As you can see, AVX512 isn't listed in the /proc/cpuinfo:

flags     : fpu vme de pse tsc msr pae mce cx8 apic sep mtrr pge mca cmov pat pse36 clflush mmx fxsr sse sse2 ht syscall nx mmxext fxsr_opt pdpe1gb rdtscp lm constant_tsc rep_good amd_lbr_v2 nopl nonstop_tsc cpuid extd_apicid aperfmperf rapl pni pclmulqdq monitor ssse3 fma cx16 pcid sse4_1 sse4_2 movbe popcnt aes xsave avx f16c rdrand lahf_lm cmp_legacy svm extapic cr8_legacy abm sse4a misalignsse 3dnowprefetch osvw ibs skinit wdt tce topoext perfctr_core perfctr_nb bpext perfctr_llc mwaitx cpb cat_l3 cdp_l3 hw_pstate ssbd mba perfmon_v2 ibrs ibpb stibp ibrs_enhanced vmmcall fsgsbase bmi1 avx2 smep bmi2 erms invpcid cqm rdt_a rdseed adx smap clflushopt clwb sha_ni xsaveopt xsavec xgetbv1 xsaves cqm_llc cqm_occup_llc cqm_mbm_total cqm_mbm_local clzero irperf xsaveerptr rdpru wbnoinvd amd_ppin cppc arat npt lbrv svm_lock nrip_save tsc_scale vmcb_clean flushbyasid decodeassists pausefilter pfthreshold avic v_vmsave_vmload vgif x2avic v_spec_ctrl vnmi umip pku ospke rdpid overflow_recov succor smca fsrm flush_l1d debug_swap
bugs      : sysret_ss_attrs spectre_v1 spectre_v2 spec_store_bypass srso

I see a sigill even running make inside of test right now:

base64/test$ make 
rm -f benchmark test_base64 *.o
cc -std=c99 -O3 -Wall -Wextra -pedantic -DBASE64_STATIC_DEFINE -o codec_supported.o -c codec_supported.c
cc -std=c99 -O3 -Wall -Wextra -pedantic -DBASE64_STATIC_DEFINE -o test_base64 test_base64.c codec_supported.o ../lib/libbase64.o
cc -std=c99 -O3 -Wall -Wextra -pedantic -DBASE64_STATIC_DEFINE -o benchmark benchmark.c codec_supported.o ../lib/libbase64.o -lrt
./test_base64
Codec AVX2:
  skipping
Codec NEON32:
  skipping
Codec NEON64:
  skipping
Codec plain:
  all tests passed.
Codec SSSE3:
  skipping
Codec SSE41:
  skipping
Codec SSE42:
  skipping
Codec AVX:
  skipping
Codec AVX512:
make: *** [Makefile:19: test] Illegal instruction (core dumped)

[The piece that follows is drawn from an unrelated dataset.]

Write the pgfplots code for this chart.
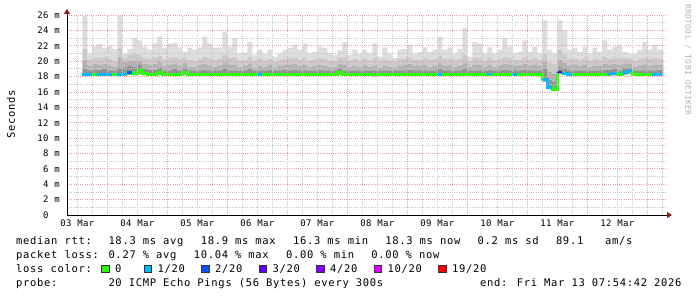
\documentclass[border=0pt]{standalone}
\usepackage{pgfplots}
\pgfplotsset{compat=1.18}
\usepackage{pgfplotstable}
\usepgfplotslibrary{fillbetween}
\usetikzlibrary{arrows.meta}
\usepackage{fontspec}
\newfontfamily\rrdmono{DejaVu Sans Mono}[LetterSpace=6.5]
\newfontfamily\rrdtickf{DejaVu Sans Mono}[LetterSpace=4]
\newcommand\legfont{\rrdmono\fontsize{10.5bp}{12bp}\selectfont\spaceskip=7bp\relax}
\newcommand\tickfont{\rrdtickf\fontsize{9bp}{10bp}\selectfont\spaceskip=5.8bp\relax}
\newcommand\wmfont{\rrdtickf\fontsize{8bp}{9bp}\selectfont\spaceskip=5.1bp\relax}

\definecolor{smoke1}{HTML}{DDDDDD}
\definecolor{smoke2}{HTML}{CACACA}
\definecolor{smoke3}{HTML}{B2B2B2}
\definecolor{smoke4}{HTML}{929292}
\definecolor{smoke5}{HTML}{A0A0A0}
\definecolor{gridred}{HTML}{E8A0A0}
\definecolor{gridgray}{HTML}{C8C8C8}
\definecolor{arrowred}{HTML}{8B1A1A}
\definecolor{loss0}{HTML}{26FF00}
\definecolor{loss1}{HTML}{00B8FF}
\definecolor{loss2}{HTML}{0059FF}
\definecolor{loss3}{HTML}{5E00FF}
\definecolor{loss4}{HTML}{7E00FF}
\definecolor{loss10}{HTML}{DD00FF}
\definecolor{loss19}{HTML}{FF0000}

\pgfplotstableread{
h max b2 b3 b4 med lo
14 25.9 21.6 20.2 19.0 18.25 18.05
16 21.0 20.2 19.4 18.8 18.3 18.1
18 22.0 20.5 19.6 18.9 18.3 18.1
20 22.2 20.4 19.5 18.9 18.3 18.1
22 21.7 20.6 19.7 19.0 18.3 18.1
24 22.0 20.3 19.4 18.8 18.3 18.1
26 21.6 20.1 19.3 18.8 18.3 18.1
28 25.9 21.8 20.4 19.2 18.3 18.1
30 21.0 20.5 19.9 19.3 18.35 18.1
32 21.6 20.8 20.0 19.4 18.5 18.2
34 23.0 20.9 20.0 19.3 18.4 18.15
36 22.7 20.8 20.1 19.5 18.8 18.3
38 21.9 20.4 19.6 19.0 18.4 18.15
40 21.5 20.3 19.5 18.9 18.3 18.1
42 22.3 20.5 19.6 18.9 18.3 18.1
44 23.2 20.7 19.9 19.2 18.6 18.2
46 21.7 20.2 19.4 18.8 18.3 18.1
48 22.2 20.4 19.5 18.8 18.3 18.1
50 22.4 20.6 19.7 19.0 18.3 18.1
52 21.8 20.3 19.4 18.8 18.3 18.1
54 21.2 20.5 19.8 19.2 18.6 18.2
56 21.7 20.2 19.3 18.8 18.3 18.1
58 21.5 20.1 19.3 18.7 18.3 18.1
60 21.8 20.3 19.5 18.8 18.3 18.1
62 23.2 20.6 19.6 18.9 18.3 18.1
64 22.3 20.4 19.4 18.8 18.3 18.1
66 21.7 20.2 19.3 18.7 18.3 18.1
68 21.8 20.3 19.4 18.8 18.3 18.1
70 23.8 20.8 19.8 19.0 18.3 18.1
72 21.9 20.4 19.5 18.8 18.3 18.1
74 23.0 20.5 19.5 18.8 18.3 18.1
76 21.0 20.1 19.3 18.7 18.3 18.1
78 21.1 20.2 19.4 18.8 18.3 18.1
80 22.5 20.6 19.7 19.0 18.3 18.1
82 20.8 20.0 19.2 18.7 18.3 18.1
84 21.5 20.3 19.4 18.8 18.3 18.1
86 20.9 20.1 19.3 18.7 18.3 18.1
88 21.5 20.3 19.5 18.9 18.3 18.1
90 20.6 19.9 19.2 18.7 18.3 18.1
92 21.0 20.2 19.4 18.8 18.3 18.1
94 21.4 20.3 19.5 18.9 18.3 18.1
96 21.7 20.4 19.5 18.8 18.3 18.1
98 22.1 20.5 19.6 18.9 18.3 18.1
100 21.5 20.2 19.4 18.8 18.3 18.1
102 22.3 20.4 19.5 18.8 18.3 18.1
104 21.0 20.1 19.3 18.7 18.3 18.1
106 21.2 20.2 19.4 18.8 18.3 18.1
108 21.9 20.4 19.5 18.9 18.3 18.1
110 21.7 20.3 19.4 18.8 18.3 18.1
112 21.0 20.1 19.3 18.7 18.3 18.1
114 20.8 20.0 19.3 18.8 18.3 18.1
116 21.4 20.5 19.7 19.1 18.6 18.2
118 22.5 20.5 19.5 18.8 18.3 18.1
120 20.8 20.1 19.3 18.7 18.3 18.1
122 21.5 20.3 19.4 18.8 18.3 18.1
124 21.0 20.1 19.3 18.7 18.3 18.1
126 21.5 20.3 19.5 18.8 18.3 18.1
128 21.0 20.1 19.3 18.7 18.3 18.1
130 22.3 20.4 19.4 18.7 18.2 18.0
132 20.6 20.0 19.2 18.7 18.3 18.1
134 21.8 20.3 19.4 18.8 18.3 18.1
136 21.0 20.1 19.3 18.7 18.3 18.1
138 20.4 19.9 19.2 18.7 18.3 18.1
140 21.5 20.3 19.4 18.8 18.3 18.1
142 21.6 20.3 19.5 18.8 18.3 18.1
144 22.1 20.5 19.6 18.9 18.3 18.1
146 21.0 20.2 19.4 18.8 18.3 18.1
148 21.2 20.2 19.4 18.8 18.3 18.1
150 21.8 20.4 19.5 18.8 18.3 18.1
152 21.2 20.2 19.3 18.7 18.3 18.1
154 21.5 20.3 19.4 18.8 18.3 18.1
156 23.2 20.7 19.8 19.0 18.3 18.1
158 21.5 20.3 19.4 18.8 18.3 18.1
160 21.8 20.3 19.5 18.8 18.3 18.1
162 21.0 20.1 19.3 18.7 18.3 18.1
164 21.6 20.3 19.4 18.8 18.3 18.1
166 24.3 20.8 19.8 19.0 18.3 18.1
168 20.6 20.0 19.3 18.7 18.3 18.1
170 22.5 20.5 19.5 18.8 18.3 18.1
172 22.3 20.4 19.5 18.8 18.3 18.1
174 21.0 20.1 19.3 18.7 18.3 18.1
176 21.8 20.4 19.5 18.9 18.35 18.1
178 21.0 20.1 19.3 18.7 18.3 18.1
180 21.5 20.3 19.4 18.8 18.3 18.1
182 23.0 20.6 19.6 18.9 18.3 18.1
184 21.9 20.4 19.5 18.8 18.3 18.1
186 21.0 20.2 19.4 18.8 18.3 18.1
188 21.2 20.2 19.4 18.8 18.3 18.1
190 22.7 20.6 19.6 18.9 18.3 18.1
192 21.2 20.2 19.4 18.8 18.3 18.1
194 21.9 20.4 19.5 18.8 18.3 18.1
196 21.0 20.2 19.4 18.8 18.3 18.1
198 25.3 21.0 19.9 19.0 17.6 17.3
200 21.5 19.8 18.6 17.6 16.6 16.4
202 21.0 19.6 18.4 17.3 16.3 16.1
204 25.3 21.5 20.2 19.3 18.6 18.3
206 24.0 20.8 19.8 19.0 18.4 18.2
208 21.5 20.3 19.4 18.8 18.3 18.1
210 21.7 20.3 19.5 18.8 18.3 18.1
212 21.2 20.2 19.4 18.8 18.3 18.1
214 21.9 20.4 19.5 18.8 18.3 18.1
216 21.0 20.1 19.3 18.7 18.3 18.1
218 21.7 20.3 19.4 18.8 18.3 18.1
220 21.2 20.2 19.4 18.8 18.3 18.1
222 22.7 20.6 19.6 18.9 18.3 18.1
224 21.5 20.3 19.5 18.9 18.35 18.1
226 21.9 20.5 19.6 19.0 18.4 18.15
228 22.1 20.4 19.5 18.8 18.3 18.1
230 21.2 20.4 19.7 19.1 18.5 18.2
232 21.0 20.3 19.7 19.2 18.7 18.3
234 21.0 20.1 19.3 18.7 18.3 18.1
236 21.5 20.3 19.4 18.8 18.3 18.1
238 22.5 20.5 19.5 18.8 18.3 18.1
240 21.5 20.3 19.4 18.8 18.3 18.1
242 22.1 20.4 19.5 18.8 18.3 18.1
244 21.5 20.3 19.5 18.9 18.35 18.1
246.4 21.5 20.3 19.5 18.9 18.35 18.1
}\smoke

\begin{document}
\begin{tikzpicture}
\begin{axis}[
  at={(67bp,82bp)}, anchor=south west,
  width=600bp, height=200bp, scale only axis,
  xmin=7.9, xmax=247.9, ymin=0, ymax=26,
  axis x line=bottom, axis y line=left,
  x axis line style={line width=0.8bp, shorten >=-5bp, -{Triangle[length=5bp,width=6bp,color=arrowred]}},
  y axis line style={line width=0.8bp, shorten >=-6bp, -{Triangle[length=5bp,width=6bp,color=arrowred]}},
  axis on top,
  xtick={24,48,...,240}, xticklabels={},
  extra x ticks={12,36,...,228},
  extra x tick labels={03 Mar,04 Mar,05 Mar,06 Mar,07 Mar,08 Mar,09 Mar,10 Mar,11 Mar,12 Mar},
  extra x tick style={grid=none},
  minor xtick={12,18,30,36,42,54,60,66,78,84,90,102,108,114,126,132,138,150,156,162,174,180,186,198,204,210,222,228,234,246},
  ytick={0,2,...,26},
  yticklabels={0\hphantom{mm},2 m,4 m,6 m,8 m,10 m,12 m,14 m,16 m,18 m,20 m,22 m,24 m,26 m},
  minor ytick={1,3,...,25},
  grid=both,
  major grid style={draw=gridred, line width=0.8bp, dash pattern=on 1bp off 1.2bp},
  minor grid style={draw=gridgray, line width=0.8bp, dash pattern=on 1bp off 1.2bp},
  major tick length=0pt, minor tick length=0pt,
  xticklabel style={font=\tickfont, anchor=north, inner sep=0pt, yshift=-5bp},
  yticklabel style={font=\tickfont, anchor=east, inner sep=0pt, xshift=-7bp},
]
\addplot[const plot, draw=none, name path=pmax, forget plot] table[x=h,y=max]{\smoke};
\addplot[const plot, draw=none, name path=pb2, forget plot] table[x=h,y=b2]{\smoke};
\addplot[const plot, draw=none, name path=pb3, forget plot] table[x=h,y=b3]{\smoke};
\addplot[const plot, draw=none, name path=pb4, forget plot] table[x=h,y=b4]{\smoke};
\addplot[const plot, draw=none, name path=pmed, forget plot] table[x=h,y=med]{\smoke};
\addplot[const plot, draw=none, name path=plo, forget plot] table[x=h,y=lo]{\smoke};
\addplot[smoke1, forget plot] fill between[of=pmax and pb2];
\addplot[smoke2, forget plot] fill between[of=pb2 and pb3];
\addplot[smoke3, forget plot] fill between[of=pb3 and pb4];
\addplot[smoke4, forget plot] fill between[of=pb4 and pmed];
\addplot[smoke5, forget plot] fill between[of=pmed and plo];
% median rtt, coloured by loss
\addplot[const plot, draw=loss0, line width=2.6bp] table[x=h,y=med]{\smoke};
\addplot[const plot, draw=loss1, line width=2.6bp] coordinates {(14,18.25) (16,18.3) (18,18.3)};
\addplot[const plot, draw=loss1, line width=2.6bp] coordinates {(20,18.3) (26,18.3)};
\addplot[const plot, draw=loss1, line width=2.6bp] coordinates {(28,18.3) (30,18.35) (32,18.35)};
\addplot[const plot, draw=loss2, line width=2.6bp] coordinates {(32,18.5) (34,18.5)};
\addplot[const plot, draw=loss1, line width=2.6bp] coordinates {(84,18.3) (86,18.3)};
\addplot[const plot, draw=loss1, line width=2.6bp] coordinates {(156,18.3) (158,18.3)};
\addplot[const plot, draw=loss1, line width=2.6bp] coordinates {(176,18.35) (178,18.35)};
\addplot[const plot, draw=loss1, line width=2.6bp] coordinates {(186,18.3) (188,18.3)};
\addplot[const plot, draw=loss1, line width=2.6bp] coordinates {(198,17.6) (200,16.6) (202,16.6)};
\addplot[const plot, draw=loss3, line width=2.6bp] coordinates {(204,18.6) (206,18.6)};
\addplot[const plot, draw=loss1, line width=2.6bp] coordinates {(206,18.4) (208,18.3) (210,18.3)};
\addplot[const plot, draw=loss1, line width=2.6bp] coordinates {(224,18.35) (226,18.4) (228,18.4)};
\addplot[const plot, draw=loss1, line width=2.6bp] coordinates {(230,18.5) (232,18.7) (234,18.7)};
\addplot[const plot, draw=loss1, line width=2.6bp] coordinates {(242,18.3) (244,18.35) (246.4,18.35)};
\end{axis}
% y label and watermark
\node[rotate=90, inner sep=0pt] at (11bp,183bp) {\legfont Seconds};
\node[rotate=-90, inner sep=0pt, text=black!30] at (688bp,237bp) {\wmfont RRDTOOL / TOBI OETIKER};
% legend
\begin{scope}[every node/.style={anchor=base west, inner sep=0pt, font=\legfont}]
\node at (16bp,52.5bp) {median rtt:};
\node at (108.3bp,52.5bp) {18.3 ms avg};
\node at (200.6bp,52.5bp) {18.9 ms max};
\node at (292.9bp,52.5bp) {16.3 ms min};
\node at (385.2bp,52.5bp) {18.3 ms now};
\node at (477.5bp,52.5bp) {0.2 ms sd};
\node at (555.8bp,52.5bp) {89.1};
\node at (604.8bp,52.5bp) {am/s};
\node at (16bp,38.5bp) {packet loss:};
\node at (108.3bp,38.5bp) {0.27 \% avg};
\node at (193.6bp,38.5bp) {10.04 \% max};
\node at (285.9bp,38.5bp) {0.00 \% min};
\node at (371.2bp,38.5bp) {0.00 \% now};
\node at (16bp,24.5bp) {loss color:};
\node at (115bp,24.5bp) {0};
\node at (157.5bp,24.5bp) {1/20};
\node at (215bp,24.5bp) {2/20};
\node at (272.5bp,24.5bp) {3/20};
\node at (330bp,24.5bp) {4/20};
\node at (387.5bp,24.5bp) {10/20};
\node at (452bp,24.5bp) {19/20};
\node at (16bp,10.5bp) {probe:};
\node at (108.3bp,10.5bp) {20 ICMP Echo Pings (56 Bytes) every 300s};
\node at (480bp,10.5bp) {end: Fri Mar 13 07:54:42 2026};
\end{scope}
\begin{scope}[line width=0.6bp, draw=black!80]
\filldraw[fill=loss0] (101.5bp,24.5bp) rectangle ++(7.5bp,7.5bp);
\filldraw[fill=loss1] (144bp,24.5bp) rectangle ++(7.5bp,7.5bp);
\filldraw[fill=loss2] (201.5bp,24.5bp) rectangle ++(7.5bp,7.5bp);
\filldraw[fill=loss3] (259bp,24.5bp) rectangle ++(7.5bp,7.5bp);
\filldraw[fill=loss4] (316.5bp,24.5bp) rectangle ++(7.5bp,7.5bp);
\filldraw[fill=loss10] (374bp,24.5bp) rectangle ++(7.5bp,7.5bp);
\filldraw[fill=loss19] (438.5bp,24.5bp) rectangle ++(7.5bp,7.5bp);
\end{scope}
\pgfresetboundingbox
\path[use as bounding box] (0,0) rectangle (697bp,297bp);
\end{tikzpicture}
\end{document}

See Also: nodejs/node#53426 microsoft/vscode#214630

I think the AVX checks by cpuid (current mechnism) can not be affected by kernel configuration but BIOs configuration. That's why even if /proc shows no AVX the cpuid can still see the AVX in CPU.